Last fall, the College convened in an environment that was almost wholly reimagined and transformed. Students returned to a campus where learning took place largely on screens, in tents, and in large classrooms only partly occupied. Important events in the life of the College, like last spring’s Commencement and this year’s Homecoming, were cancelled or moved into the digital space. Faculty adapted their teaching styles to the new realities, and coaches worked with individual athletes on developing both their physical and life skills, as all intercollegiate competitions were cancelled. Safeguarding the health and safety of our community required expenditures on testing, technology, personal protective equipment, cleaning and sanitation, and air quality. And we had committed financially to helping students whose families are bearing the burden of layoffs and wage cuts.

We have always been an institution that looks outward as much as it looks inward; as a College we look to the future as much as we look to the past. We draw inspiration from the past and work with young people to prepare them for the future, and we are confident that through them the world will be a better place. Yet there is no disputing that the year 2020 was an extraordinarily challenging year for the world, the nation, institutions of higher education, and Knox College. We confronted a global pandemic, a racial reckoning, an economic recession, and political polarization of a degree only rarely seen in the postwar United States.

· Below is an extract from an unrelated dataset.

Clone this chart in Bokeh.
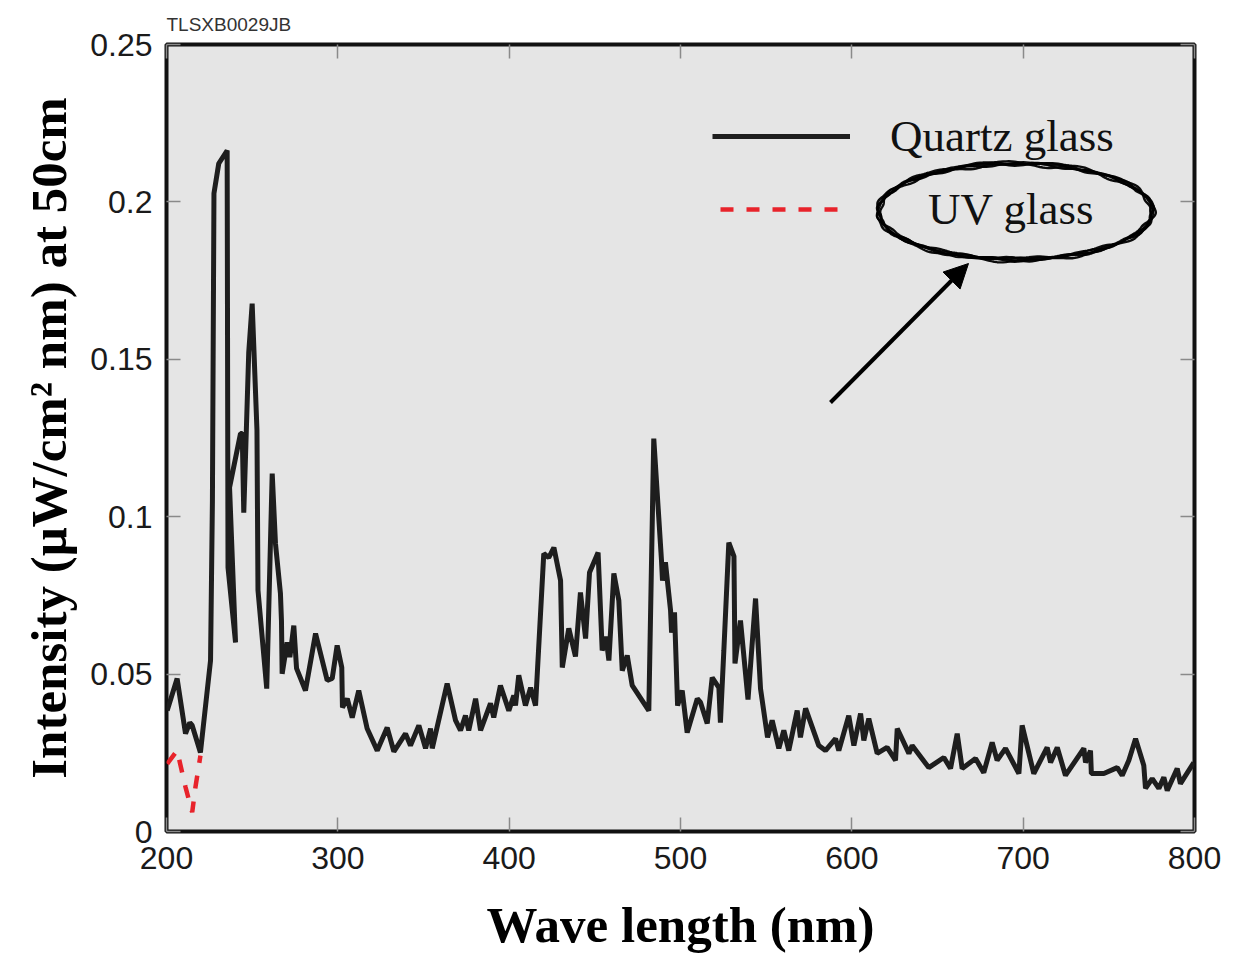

As an institution of higher education, the role of the next generation in responding to these events profoundly shapes our work. At every Commencement since I arrived in the fall of 2011, I have choked back tears to share with our graduates my hope and faith in them, citing Carl Sandburg’s remarkable poem written for the 1937 renovation of Old Main: “What young people want and dream across the next hundred years will shape history more than any other motivation to be named.”

There are moments of discovery, of joy, of creativity, and of social solidarity even in the midst of social distancing.

Like so many Americans, we are tired, we are stressed, we are fearful of the future, we are mourning, we are angry. But I also hear from many people and have felt myself that through this process of re-envisioning our work there are moments of discovery, of joy, of creativity, and of social solidarity even in the midst of social distancing.  We are also discovering that some of the changes we have made to adapt to the pandemic will endure and could actually advance Knox’s position in a competitive higher ed landscape. Our small size, our deep institutional history of resilience, our culture of caring for one another—all these are advantages.

The challenges to Knox’s financial sustainability are significant. Since last March, we, like other colleges and universities, have made reductions in force as with fewer students—especially international students—the College must continue to downsize.

A few moments ago, a trustee sent me a text with the word “Courage.” I share the same message with you now. We need courage to meet the moment and to make change, to give up privileges, practices, advantages, old ways of doing things. Courage.